◆ The problem
Write out the data below exactly as given, without any of its pictures.

◆ Data provided

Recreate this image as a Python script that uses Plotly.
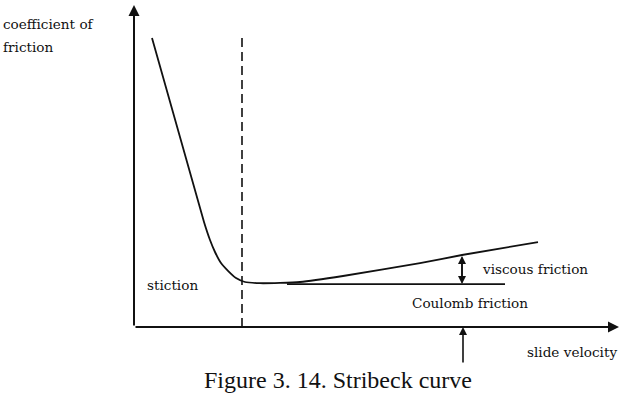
import plotly.graph_objects as go

# Stribeck curve (arbitrary units)
velocity = [0.36, 1.40, 1.52, 1.62, 1.74, 1.88, 2.04, 2.22, 2.52, 2.92, 3.32, 4.18, 5.72, 6.56, 8.08]
friction = [0.963, 0.350, 0.290, 0.250, 0.213, 0.187, 0.163, 0.150, 0.146, 0.147, 0.150, 0.170, 0.213, 0.240, 0.283]

coulomb_v = [3.06, 7.42]
coulomb_mu = [0.143, 0.143]

stiction_v = [2.16, 2.16]
stiction_mu = [0.0, 0.973]

viscous_arrow_v = 6.56
viscous_arrow_mu = [0.143, 0.237]

marker_arrow_v = 6.58
marker_arrow_mu = [-0.123, 0.0]

axis_x_max = 9.7
axis_y_max = 1.073

LABEL_FONT = dict(family="DejaVu Serif", size=13.6, color="#111")

fig = go.Figure()
fig.add_trace(go.Scatter(x=velocity, y=friction, mode="lines",
                         line=dict(color="#111", width=1.8, shape="spline", smoothing=0.5),
                         hoverinfo="skip"))
fig.add_trace(go.Scatter(x=coulomb_v, y=coulomb_mu, mode="lines",
                         line=dict(color="#111", width=1.6), hoverinfo="skip"))
fig.add_trace(go.Scatter(x=stiction_v, y=stiction_mu, mode="lines",
                         line=dict(color="#111", width=1.6, dash="9px,5px"), hoverinfo="skip"))

def arrow(x0, y0, x1, y1, width=1.8, size=1.0):
    fig.add_annotation(x=x1, y=y1, ax=x0, ay=y0, xref="x", yref="y", axref="x", ayref="y",
                       text="", showarrow=True, arrowhead=2, arrowsize=size,
                       arrowwidth=width, arrowcolor="#111")

# axes
arrow(0, 0, 0, axis_y_max, 2.0, 1.1)
arrow(0, 0, axis_x_max, 0, 2.0, 1.1)
# viscous double arrow
arrow(viscous_arrow_v, viscous_arrow_mu[0], viscous_arrow_v, viscous_arrow_mu[1], 1.6, 1.0)
arrow(viscous_arrow_v, viscous_arrow_mu[1], viscous_arrow_v, viscous_arrow_mu[0], 1.6, 1.0)
# marker arrow below axis
arrow(marker_arrow_v, marker_arrow_mu[0], marker_arrow_v, marker_arrow_mu[1], 1.6, 1.0)

def label(text, x, y, xanchor="left", font=LABEL_FONT):
    fig.add_annotation(x=x, y=y, xref="x", yref="y", text=text, showarrow=False,
                       xanchor=xanchor, yanchor="middle", font=font)

label("coefficient of", -2.66, 1.01)
label("friction", -2.66, 0.935)
label("stiction", 0.22, 0.14)
label("viscous friction", 6.92, 0.193)
label("Coulomb friction", 5.52, 0.08)
label("slide velocity", 7.82, -0.083)
label("Figure 3. 14. Stribeck curve", 4.08, -0.177, xanchor="center",
      font=dict(family="Liberation Serif", size=24, color="#111"))

fig.update_layout(
    width=623, height=406, margin=dict(l=0, r=0, t=0, b=0),
    paper_bgcolor="white", plot_bgcolor="white", showlegend=False,
    xaxis=dict(range=[-2.68, 9.78], visible=False, fixedrange=True),
    yaxis=dict(range=[-0.26333, 1.09], visible=False, fixedrange=True),
)
fig.write_html("out.html")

◆ Result of this task
Recreate this image as a Python script that uses Plotly.
import plotly.graph_objects as go

# Stribeck curve (arbitrary units)
velocity = [0.36, 1.40, 1.52, 1.62, 1.74, 1.88, 2.04, 2.22, 2.52, 2.92, 3.32, 4.18, 5.72, 6.56, 8.08]
friction = [0.963, 0.350, 0.290, 0.250, 0.213, 0.187, 0.163, 0.150, 0.146, 0.147, 0.150, 0.170, 0.213, 0.240, 0.283]

coulomb_v = [3.06, 7.42]
coulomb_mu = [0.143, 0.143]

stiction_v = [2.16, 2.16]
stiction_mu = [0.0, 0.973]

viscous_arrow_v = 6.56
viscous_arrow_mu = [0.143, 0.237]

marker_arrow_v = 6.58
marker_arrow_mu = [-0.123, 0.0]

axis_x_max = 9.7
axis_y_max = 1.073

LABEL_FONT = dict(family="DejaVu Serif", size=13.6, color="#111")

fig = go.Figure()
fig.add_trace(go.Scatter(x=velocity, y=friction, mode="lines",
                         line=dict(color="#111", width=1.8, shape="spline", smoothing=0.5),
                         hoverinfo="skip"))
fig.add_trace(go.Scatter(x=coulomb_v, y=coulomb_mu, mode="lines",
                         line=dict(color="#111", width=1.6), hoverinfo="skip"))
fig.add_trace(go.Scatter(x=stiction_v, y=stiction_mu, mode="lines",
                         line=dict(color="#111", width=1.6, dash="9px,5px"), hoverinfo="skip"))

def arrow(x0, y0, x1, y1, width=1.8, size=1.0):
    fig.add_annotation(x=x1, y=y1, ax=x0, ay=y0, xref="x", yref="y", axref="x", ayref="y",
                       text="", showarrow=True, arrowhead=2, arrowsize=size,
                       arrowwidth=width, arrowcolor="#111")

# axes
arrow(0, 0, 0, axis_y_max, 2.0, 1.1)
arrow(0, 0, axis_x_max, 0, 2.0, 1.1)
# viscous double arrow
arrow(viscous_arrow_v, viscous_arrow_mu[0], viscous_arrow_v, viscous_arrow_mu[1], 1.6, 1.0)
arrow(viscous_arrow_v, viscous_arrow_mu[1], viscous_arrow_v, viscous_arrow_mu[0], 1.6, 1.0)
# marker arrow below axis
arrow(marker_arrow_v, marker_arrow_mu[0], marker_arrow_v, marker_arrow_mu[1], 1.6, 1.0)

def label(text, x, y, xanchor="left", font=LABEL_FONT):
    fig.add_annotation(x=x, y=y, xref="x", yref="y", text=text, showarrow=False,
                       xanchor=xanchor, yanchor="middle", font=font)

label("coefficient of", -2.66, 1.01)
label("friction", -2.66, 0.935)
label("stiction", 0.22, 0.14)
label("viscous friction", 6.92, 0.193)
label("Coulomb friction", 5.52, 0.08)
label("slide velocity", 7.82, -0.083)
label("Figure 3. 14. Stribeck curve", 4.08, -0.177, xanchor="center",
      font=dict(family="Liberation Serif", size=24, color="#111"))

fig.update_layout(
    width=623, height=406, margin=dict(l=0, r=0, t=0, b=0),
    paper_bgcolor="white", plot_bgcolor="white", showlegend=False,
    xaxis=dict(range=[-2.68, 9.78], visible=False, fixedrange=True),
    yaxis=dict(range=[-0.26333, 1.09], visible=False, fixedrange=True),
)
fig.write_html("out.html")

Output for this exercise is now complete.